The Union of Concerned Scientists is applauding a new federal rule that ensures people who buy grass-fed beef don’t get meat from cows raised in feedlots.
The Washington-based environmental group, which prides itself on its scientifically based political positions, said beef from cows that are truly fed on grasses on the wide open range are not only healthier but better for the environment.
“Raising livestock on pastures avoids the crowding and illnesses that plague livestock in confined animal feeding operations (CAFOs),” the group said in its press release Thursday. “Modern grass-fed methods are also more cost-effective and environmentally friendly because they take advantage of low-cost grasses that typically require little added water, and few or no synthetic fertilizers and pesticides. A growing number of farmers across the country are now turning to this modern approach to livestock production.”
Obviously, they didn’t consult Jon Marvel and the Western Watersheds Project. Marvel, Western Watersheds and some environmental activists in the West want to end grazing on public lands because their own-science-based political position is that grazing destroys wildlife habitat, leads to water pollution and dramatically changes the arid ecosystems of the American West.
“Putting an immediate end to the negative impacts of livestock grazing on every watershed on public lands in the West will result in a rapid recovery of degraded riparian areas and all wildlife species dependent on them,” Marvel said.
The ranchers raising cows on public land are raising their cows on grass that requires little water, no pesticides and, as Marvel often reminds us, at a low cost in part because of a federal subsidy. And Western Watersheds touts the fact that the vast majority of beef is not raised on public lands. Where is it raised? Feedlots?
While the views of the Concerned Scientists and Western Watersheds can be reconciled, it demonstrates that two environmental groups, focusing on different issues, can be working at cross purposes.
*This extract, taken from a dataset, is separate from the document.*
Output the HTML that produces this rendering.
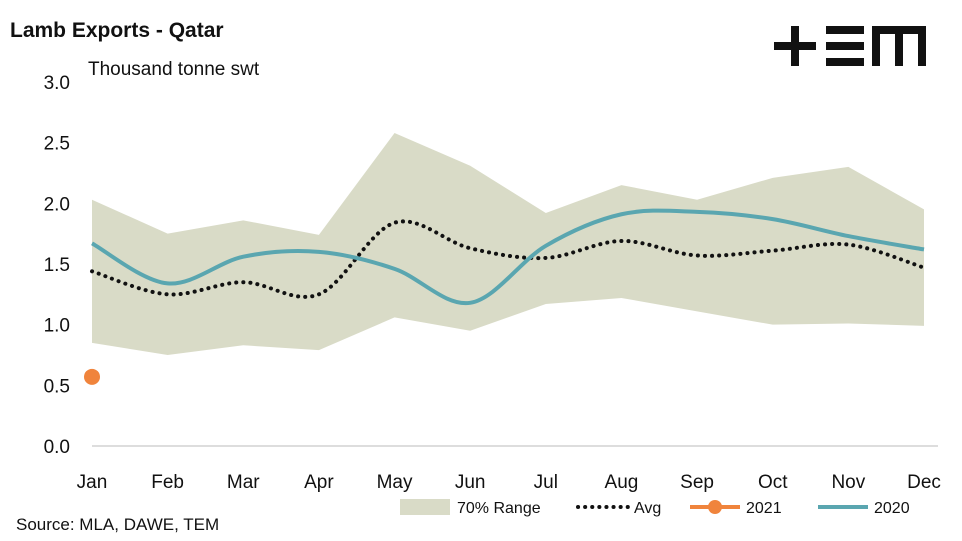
<!DOCTYPE html>
<html><head><meta charset="utf-8"><style>
body{margin:0;background:#fff;font-family:"Liberation Sans",sans-serif}
svg{display:block}
</style></head><body>
<svg id="chart" width="962" height="541">
<text x="10" y="37" font-size="21" font-weight="bold" fill="#111">Lamb Exports - Qatar</text>
<text x="88" y="75" font-size="19" fill="#111">Thousand tonne swt</text>
<g fill="#111">
<rect x="774" y="42" width="42" height="8"/><rect x="791" y="26" width="8" height="40"/>
<rect x="826" y="26" width="38" height="8"/><rect x="826" y="42" width="38" height="8"/><rect x="826" y="58" width="38" height="8"/>
<rect x="872" y="26" width="54" height="8"/><rect x="872" y="26" width="8" height="40"/><rect x="895" y="26" width="8" height="40"/><rect x="918" y="26" width="8" height="40"/>
</g>
<g id="axes"></g><g id="marks"></g>
<g font-size="16" fill="#111">
<rect x="400" y="499" width="50" height="16" fill="#d9dbc7"/>
<text x="457" y="513">70% Range</text>
<line x1="578" y1="507" x2="628" y2="507" stroke="#111" stroke-width="4" stroke-dasharray="0.1,7" stroke-linecap="round"/>
<text x="634" y="513">Avg</text>
<line x1="690" y1="507" x2="740" y2="507" stroke="#f0843c" stroke-width="4"/>
<circle cx="715" cy="507" r="7" fill="#f0843c"/>
<text x="746" y="513">2021</text>
<line x1="818" y1="507" x2="868" y2="507" stroke="#5aa6b0" stroke-width="4"/>
<text x="874" y="513">2020</text>
</g>
<text x="16" y="530" font-size="17" fill="#111">Source: MLA, DAWE, TEM</text>
</svg>
<script>
const months=["Jan","Feb","Mar","Apr","May","Jun","Jul","Aug","Sep","Oct","Nov","Dec"];
const yTicks=[0,0.5,1,1.5,2,2.5,3];
const rangeUpper=[2.03,1.75,1.86,1.74,2.58,2.31,1.92,2.15,2.03,2.21,2.30,1.95];
const rangeLower=[0.85,0.75,0.83,0.79,1.06,0.95,1.17,1.22,1.11,1.00,1.01,0.99];
const avg=[1.44,1.25,1.35,1.25,1.84,1.63,1.55,1.69,1.57,1.61,1.66,1.47];
const s2020=[1.67,1.34,1.56,1.60,1.46,1.18,1.65,1.91,1.93,1.87,1.73,1.62];
const s2021=[0.57];
const NS="http://www.w3.org/2000/svg";
const X=i=>92+i*(924-92)/11;
const Y=v=>446-v*(446-82)/3;
function mk(tag,attrs,parent){const e=document.createElementNS(NS,tag);for(const k in attrs)e.setAttribute(k,attrs[k]);parent.appendChild(e);return e;}
const axes=document.getElementById('axes'),marks=document.getElementById('marks');
yTicks.forEach(t=>{const tx=mk('text',{x:70,y:Y(t)+7,'font-size':19,'text-anchor':'end',fill:'#111'},axes);tx.textContent=t.toFixed(1);

});
months.forEach((m,i)=>{const tx=mk('text',{x:X(i),y:488,'font-size':19,'text-anchor':'middle',fill:'#111'},axes);tx.textContent=m;

});
const ax=mk('line',{x1:92,y1:446,x2:938,y2:446,stroke:'#bbb','stroke-width':1},axes);


let d='M'+rangeUpper.map((v,i)=>X(i)+','+Y(v)).join('L');
for(let i=rangeLower.length-1;i>=0;i--)d+='L'+X(i)+','+Y(rangeLower[i]);
const band=mk('path',{d:d+'Z',fill:'#d9dbc7'},marks);


function smooth(vals){const p=vals.map((v,i)=>[X(i),Y(v)]);let s='M'+p[0];for(let i=0;i<p.length-1;i++){const p0=p[i-1]||p[i],p1=p[i],p2=p[i+1],p3=p[i+2]||p2;
const c1=[p1[0]+(p2[0]-p0[0])/6,p1[1]+(p2[1]-p0[1])/6],c2=[p2[0]-(p3[0]-p1[0])/6,p2[1]-(p3[1]-p1[1])/6];s+='C'+c1+' '+c2+' '+p2;}return s;}
const a=mk('path',{d:smooth(avg),fill:'none',stroke:'#111','stroke-width':4,'stroke-dasharray':'0.1,7','stroke-linecap':'round'},marks);


const l=mk('path',{d:smooth(s2020),fill:'none',stroke:'#5aa6b0','stroke-width':4},marks);


s2021.forEach((v,i)=>{const c=mk('circle',{cx:X(i),cy:Y(v),r:8,fill:'#f0843c'},marks);

});
</script>
</body></html>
The new rule should be good news for Glenn and Caryl Elzinga of May, Idaho, whose Aldersprings Ranch Grass-fed beef is raised on their ranch and public lands in the Pahsimeroi Valley. Their beef has become popular nationwide because of its special care and taste. Their ranch is operated in a manner designed to protect the habitat for the chinook salmon that spawn there.
Most Idaho ranchers’ cattle are raised on grass and then finished, or fattened on corn in feedlots somewhere else. That accounts for the marbling fat that results in the taste and texture most Americans like the most.
I like both kinds myself and my family raised cattle as a hobby back in Illinois when I was a kid, feeding them corn along with the grass from our own pasture. But as a consumer, if I buy grass-fed beef I expect it to be raised on grass.
If I don’t want that grass to be on public lands then that’s a whole ‘nother label. Sheep ranchers have had success marketing “predator friendly wool,” where coyotes and wolves are managed around their lambs without killing them.
Maybe someone could market “Western Watersheds friendly beef,” or how about “Marvel mouth-watering beef.”
Just don't raise it in a feedlot or the Union of Concerned Scientists might protest.